Agulu is a large town in Anambra State, Nigeria. It is located in  Anaocha Local Government Area. Agulu is under the Anambra Central Senatorial District. It is home to the Agulu Lake. Agulu community has prominent men and women in politics, industries, academia and the government. The community also has produced a Governor in Anambra State in the person of Mr Peter Obi. Agulu is also known for the Agulu-Nanka erosion sites. Agulu comprises twenty villages.
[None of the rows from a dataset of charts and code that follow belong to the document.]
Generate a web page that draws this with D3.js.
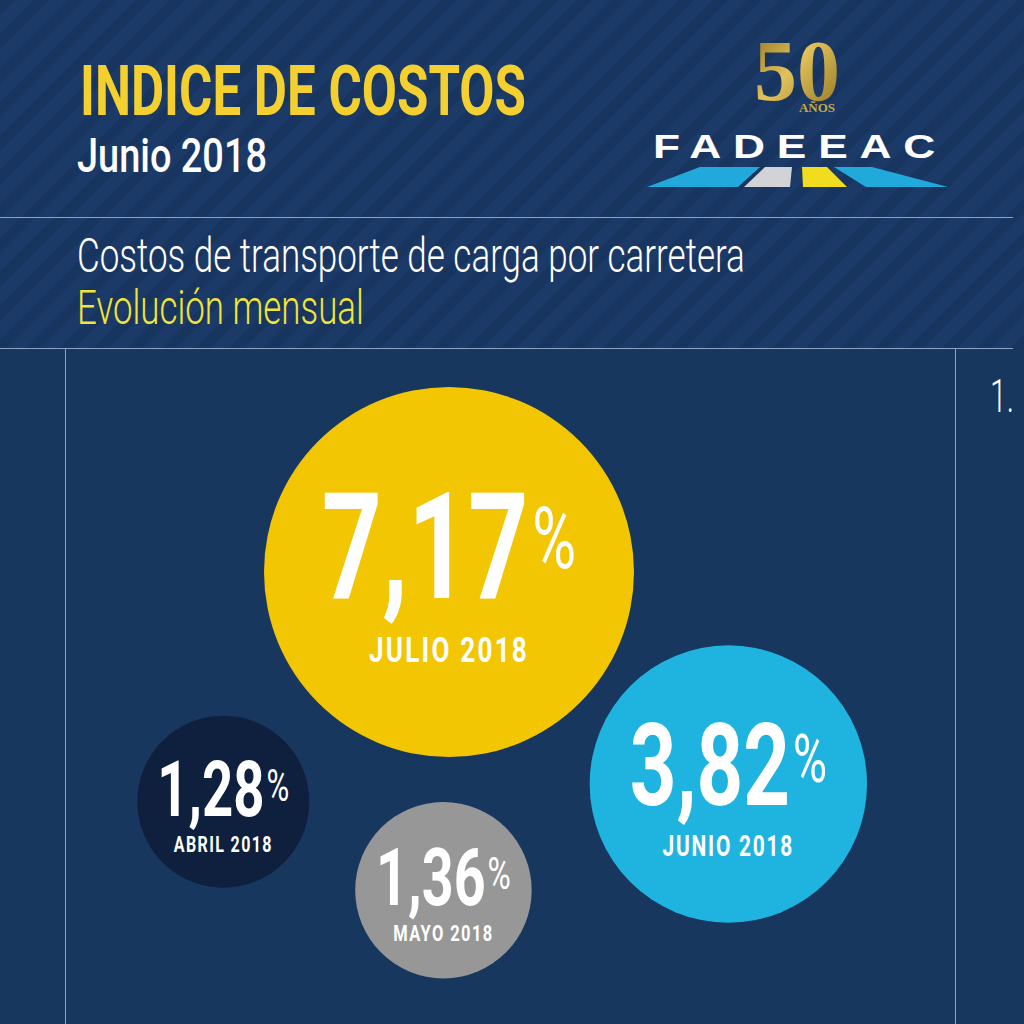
<!DOCTYPE html>
<html>
<head>
<meta charset="utf-8">
<script src="https://cdn.jsdelivr.net/npm/d3@7"></script>
<style>
  html, body { margin: 0; padding: 0; background: #17375f; }
  svg { display: block; }
</style>
</head>
<body>
<svg id="chart" width="1024" height="1024"></svg>
<script>
// datos: variacion mensual del indice de costos
var meses = ["ABRIL 2018", "MAYO 2018", "JUNIO 2018", "JULIO 2018"];
var valores = [1.28, 1.36, 3.82, 7.17];
var colores = ["#0e203e", "#979797", "#1fb4e0", "#f2c603"];

// ubicacion de las burbujas chicas alrededor de la grande (grados, separacion)
var anguloOrbita = [224.5, 181, 127.2, 0];
var separacion = [51, 45, 27, 0];

var width = 1024, height = 1024;
var svg = d3.select("#chart");
var defs = svg.append("defs");

// fondo rayado del encabezado
var pat = defs.append("pattern")
    .attr("id", "rayas")
    .attr("patternUnits", "userSpaceOnUse")
    .attr("width", 24).attr("height", 24)
    .attr("patternTransform", "rotate(45)");
pat.append("rect").attr("width", 24).attr("height", 24).attr("fill", "#1b3a68");
pat.append("rect").attr("width", 11).attr("height", 24).attr("fill", "#183560");

var oro = defs.append("linearGradient").attr("id", "oro")
    .attr("x1", 0).attr("y1", 0).attr("x2", 1).attr("y2", 1);
oro.append("stop").attr("offset", "0%").attr("stop-color", "#8a6d1c");
oro.append("stop").attr("offset", "45%").attr("stop-color", "#e2c25a");
oro.append("stop").attr("offset", "100%").attr("stop-color", "#8c6f1e");

svg.append("rect").attr("width", width).attr("height", height).attr("fill", "#17375f");
svg.append("rect").attr("width", width).attr("height", 348).attr("fill", "url(#rayas)");

// lineas divisorias
var lineColor = "#8ea2c4";
svg.append("line").attr("x1", 0).attr("x2", 1013).attr("y1", 217.5).attr("y2", 217.5)
    .attr("stroke", lineColor).attr("stroke-width", 1.2);
svg.append("line").attr("x1", 0).attr("x2", 1013).attr("y1", 348.5).attr("y2", 348.5)
    .attr("stroke", lineColor).attr("stroke-width", 1.2);
svg.append("line").attr("x1", 65.5).attr("x2", 65.5).attr("y1", 349).attr("y2", height)
    .attr("stroke", lineColor).attr("stroke-width", 1);
svg.append("line").attr("x1", 955.5).attr("x2", 955.5).attr("y1", 349).attr("y2", height)
    .attr("stroke", lineColor).attr("stroke-width", 1);

// texto angosto: se comprime horizontalmente hasta el ancho buscado
function textoAngosto(parent, x, y, txt, opts) {
    var g = parent.append("g");
    var t = g.append("text")
        .attr("x", 0).attr("y", 0)
        .attr("text-anchor", opts.anchor || "start")
        .style("font-family", opts.family || "Roboto")
        .style("font-size", opts.size + "px")
        .style("font-weight", opts.weight || 400)
        .style("letter-spacing", opts.spacing || "0px")
        .attr("fill", opts.fill || "#fff")
        .text(txt);
    var w = t.node().getBBox().width;
    g.attr("transform", "translate(" + x + "," + y + ") scale(" + (opts.width / w) + ",1)");
    return t;
}

// encabezado
textoAngosto(svg, 80, 115, "INDICE DE COSTOS", { size: 70, weight: 700, fill: "#f3d02f", width: 446 });
textoAngosto(svg, 77, 172, "Junio 2018", { size: 49, weight: 500, fill: "#ffffff", width: 190 });
textoAngosto(svg, 77, 272, "Costos de transporte de carga por carretera", { size: 48, weight: 300, fill: "#ffffff", width: 668 });
textoAngosto(svg, 77, 324, "Evolución mensual", { size: 48, weight: 300, fill: "#f1e43a", width: 287 });
textoAngosto(svg, 990, 412, "1.", { size: 46, weight: 300, fill: "#ffffff", width: 24 });

// logo 50 años FADEEAC
var logo = svg.append("g");
logo.append("text").attr("x", 797).attr("y", 100).attr("text-anchor", "middle")
    .style("font-family", "Liberation Serif").style("font-size", "86px").style("font-weight", 700)
    .attr("fill", "url(#oro)").text("50");
logo.append("text").attr("x", 817).attr("y", 112).attr("text-anchor", "middle")
    .style("font-family", "Liberation Serif").style("font-size", "13px").style("font-weight", 700)
    .attr("fill", "#c9a842").text("AÑOS");
textoAngosto(logo, 653, 158, "FADEEAC", {
    family: "Liberation Sans", size: 34, weight: 700, spacing: "9px", fill: "#ffffff", width: 294
});
var franjas = [
    { pts: [[700, 167], [760, 167], [738, 187], [647, 187]], fill: "#22a9dc" },
    { pts: [[765, 167], [792, 167], [790, 187], [744, 187]], fill: "#d2d3d6" },
    { pts: [[802, 167], [827, 167], [847, 187], [803, 187]], fill: "#f1dc1e" },
    { pts: [[834, 167], [872, 167], [948, 187], [866, 187]], fill: "#22a9dc" }
];
logo.selectAll("path.franja").data(franjas).enter().append("path")
    .attr("class", "franja")
    .attr("d", function (d) { return d3.line()(d.pts) + "Z"; })
    .attr("fill", function (d) { return d.fill; });

// escalas de las burbujas
var radio = d3.scaleSqrt().domain([1.28, 7.17]).range([86, 185]);
var altoValor = d3.scaleSqrt().domain([1.28, 7.17]).range([55, 106]);
var altoMes = d3.scaleSqrt().domain([1.28, 7.17]).range([15.5, 25]);
var fmt = function (v) { return d3.format(".2f")(v).replace(".", ","); };

var iMax = d3.maxIndex(valores);
var centro = [449, 572];

var burbujas = valores.map(function (v, i) {
    var r = radio(v);
    var p = centro;
    if (i !== iMax) {
        var dist = radio(valores[iMax]) + r + separacion[i];
        var off = d3.pointRadial(anguloOrbita[i] * Math.PI / 180, dist);
        p = [centro[0] + off[0], centro[1] + off[1]];
    }
    return { mes: meses[i], valor: v, color: colores[i], r: r, x: p[0], y: p[1] };
});

var nodos = svg.selectAll("g.burbuja").data(burbujas).enter().append("g")
    .attr("class", "burbuja");

nodos.append("circle")
    .attr("cx", function (d) { return d.x; })
    .attr("cy", function (d) { return d.y; })
    .attr("r", function (d) { return d.r; })
    .attr("fill", function (d) { return d.color; });

nodos.each(function (d) {
    var g = d3.select(this);
    var cap = altoValor(d.valor);
    var capMes = altoMes(d.valor);
    var hueco = 0.37 * cap;
    var alto = cap + hueco + capMes;
    var top = d.y + 5 - alto / 2;
    var baseValor = top + cap;
    var baseMes = baseValor + hueco + capMes;
    var fs = cap / 0.711;

    var gv = g.append("g");
    var t = gv.append("text")
        .attr("text-anchor", "middle")
        .style("font-family", "Roboto")
        .attr("fill", "#ffffff");
    t.append("tspan").style("font-size", fs + "px").style("font-weight", 700)
        .text(fmt(d.valor));
    t.append("tspan").style("font-size", (fs * 0.57) + "px").style("font-weight", 400)
        .attr("dx", cap * 0.05)
        .attr("dy", -cap * 0.28)
        .text("%");
    var w = t.node().getBBox().width;
    gv.attr("transform", "translate(" + d.x + "," + baseValor + ") scale(" + (2.4 * cap / w) + ",1)");

    textoAngosto(g, d.x, baseMes, d.mes, {
        anchor: "middle", size: capMes / 0.711, weight: 700,
        spacing: (capMes * 0.12) + "px", fill: "#ffffff", width: 6.4 * capMes
    });
});
</script>
</body>
</html>
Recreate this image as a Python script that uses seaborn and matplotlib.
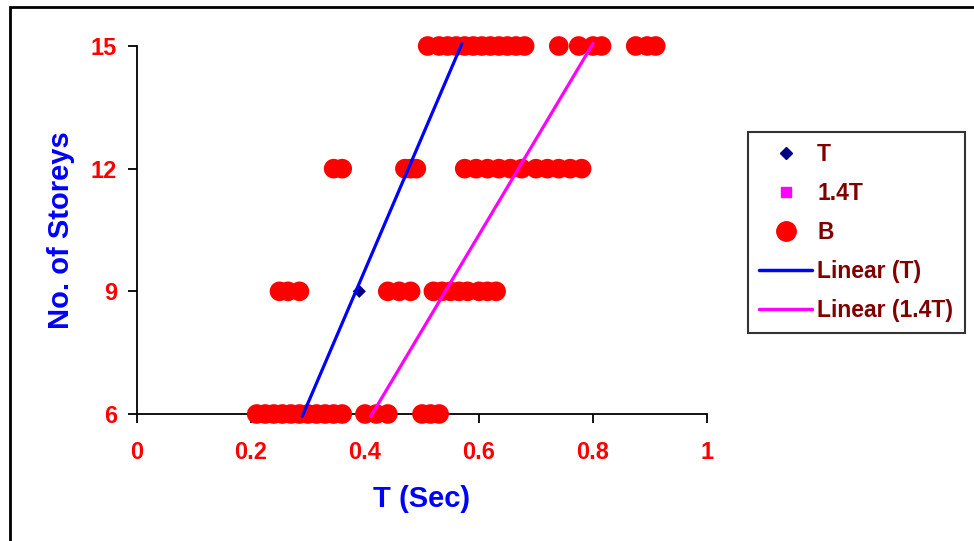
import matplotlib
matplotlib.use('Agg')
import matplotlib.pyplot as plt
from matplotlib.lines import Line2D
from matplotlib.patches import Rectangle
import numpy as np
import pandas as pd
import seaborn as sns

# storeys and periods (sec)
storeys = [6, 9, 12, 15]
t_vals = [0.29, 0.39, 0.47, 0.57]
t14_vals = [0.41, 0.55, 0.66, 0.80]

b6 = [0.21, 0.225, 0.24, 0.255, 0.27, 0.285, 0.30, 0.315, 0.33, 0.345, 0.36,
      0.40, 0.42, 0.44, 0.50, 0.515, 0.53]
b9 = [0.25, 0.265, 0.285, 0.44, 0.46, 0.48, 0.52, 0.535, 0.55, 0.565, 0.58,
      0.60, 0.615, 0.63]
b12 = [0.345, 0.36, 0.47, 0.48, 0.49, 0.575, 0.595, 0.615, 0.635, 0.655,
       0.675, 0.70, 0.72, 0.74, 0.76, 0.78]
b15 = [0.51, 0.53, 0.545, 0.56, 0.575, 0.59, 0.605, 0.62, 0.635, 0.65, 0.665,
       0.68, 0.74, 0.775, 0.80, 0.815, 0.875, 0.895, 0.91]

xticks = [0, 0.2, 0.4, 0.6, 0.8, 1]
xticklabels = ['0', '0.2', '0.4', '0.6', '0.8', '1']

df_b = pd.concat([
    pd.DataFrame({'T': b6, 'n': 6}),
    pd.DataFrame({'T': b9, 'n': 9}),
    pd.DataFrame({'T': b12, 'n': 12}),
    pd.DataFrame({'T': b15, 'n': 15}),
], ignore_index=True)
df_t = pd.DataFrame({'T': t_vals, 'T14': t14_vals, 'n': storeys})

sns.set_style('ticks')
plt.rcParams['font.family'] = ['Liberation Sans', 'DejaVu Sans']
plt.rcParams['font.weight'] = 'bold'

fig = plt.figure(figsize=(9.74, 5.41), dpi=100)
ax = fig.add_axes([137/974, 1-414/541, 570/974, 368/541])

sns.scatterplot(data=df_t, x='T', y='n', marker='D', color='#000080', s=45,
                edgecolor='none', zorder=2, clip_on=False, ax=ax)
sns.scatterplot(data=df_t, x='T14', y='n', marker='s', color='#FF00FF', s=45,
                edgecolor='none', zorder=2, clip_on=False, ax=ax)
sns.scatterplot(data=df_b, x='T', y='n', marker='o', color='#FF0000', s=200,
                edgecolor='none', zorder=3, clip_on=False, ax=ax)
sns.regplot(data=df_t, x='T', y='n', ci=None, scatter=False, truncate=True,
            line_kws=dict(color='#0000FF', lw=2.3, zorder=4, clip_on=False), ax=ax)
sns.regplot(data=df_t, x='T14', y='n', ci=None, scatter=False, truncate=True,
            line_kws=dict(color='#FF00FF', lw=2.3, zorder=4, clip_on=False), ax=ax)

ax.set_xlim(0, 1)
ax.set_ylim(6, 15)
ax.set_xticks(xticks)
ax.set_xticklabels(xticklabels)
ax.set_yticks(storeys)
ax.tick_params(axis='both', direction='out', length=6.5, width=1.3,
               bottom=True, left=True, color='black', labelcolor='#FF0000',
               labelsize=17)
ax.tick_params(axis='x', pad=13)
ax.tick_params(axis='y', pad=8)
for lab in ax.get_xticklabels() + ax.get_yticklabels():
    lab.set_fontweight('bold')

sns.despine(ax=ax)
for sp in ['left', 'bottom']:
    ax.spines[sp].set_color('black')
    ax.spines[sp].set_linewidth(1.3)

ax.set_xlabel('T (Sec)', color='#0000FF', fontsize=21, fontweight='bold', labelpad=15)
ax.set_ylabel('No. of Storeys', color='#0000FF', fontsize=21, fontweight='bold', labelpad=11)

handles = [
    Line2D([], [], ls='none', marker='D', color='#000080', markersize=6.5),
    Line2D([], [], ls='none', marker='s', color='#FF00FF', markersize=6.5),
    Line2D([], [], ls='none', marker='o', color='#FF0000', markersize=14),
    Line2D([], [], color='#0000FF', lw=2.5),
    Line2D([], [], color='#FF00FF', lw=2.5),
]
labels = ['T', '1.4T', 'B', 'Linear (T)', 'Linear (1.4T)']
leg = ax.legend(handles, labels, loc='upper left',
                bbox_to_anchor=(748/974, 1-132/541), bbox_transform=fig.transFigure,
                borderaxespad=0, fancybox=False, frameon=True,
                handlelength=2.3, handletextpad=0.22, labelspacing=0.69,
                borderpad=0.5, prop={'weight': 'bold', 'size': 16.5})
leg.get_frame().set_edgecolor('black')
leg.get_frame().set_linewidth(1.5)
for txt in leg.get_texts():
    txt.set_color('#800000')

fig.patches.append(Rectangle((10/974, -0.1), 1.2, 1.1 - 7/541, transform=fig.transFigure,
                             fill=False, edgecolor='black', lw=2, figure=fig))

fig.savefig('out.png', dpi=100)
These are: Nwanchi, Nneohia, Okpu, Ama-Ezike, Odidama, Amorji, Isiamaigbo, Ukunu, Uhueme, Obeagu, Obe, Nkitaku, Okpu-Ifite, Umubialla, Amatutu, Umuowelle, Umunnowu, Ifiteani, Umuifite, and Nneogidi.

Notable people 

Notable people from Agulu include:
 Peter Obi, former Governor of Anambra State 
 Joy Emodi, former Senator 
 Dora Akunyili, the past NAFDAC Chairman 

The South-East Region Office of the National Agency for Food, Drug Administration and Control (NAFDAC).

Climate
Agulu's wet season is warm, oppressive, and overcast while the dry season is hot, muggy, and partly cloudy. For a period of years, the temperature normally changes from 65 °F to 87 °F.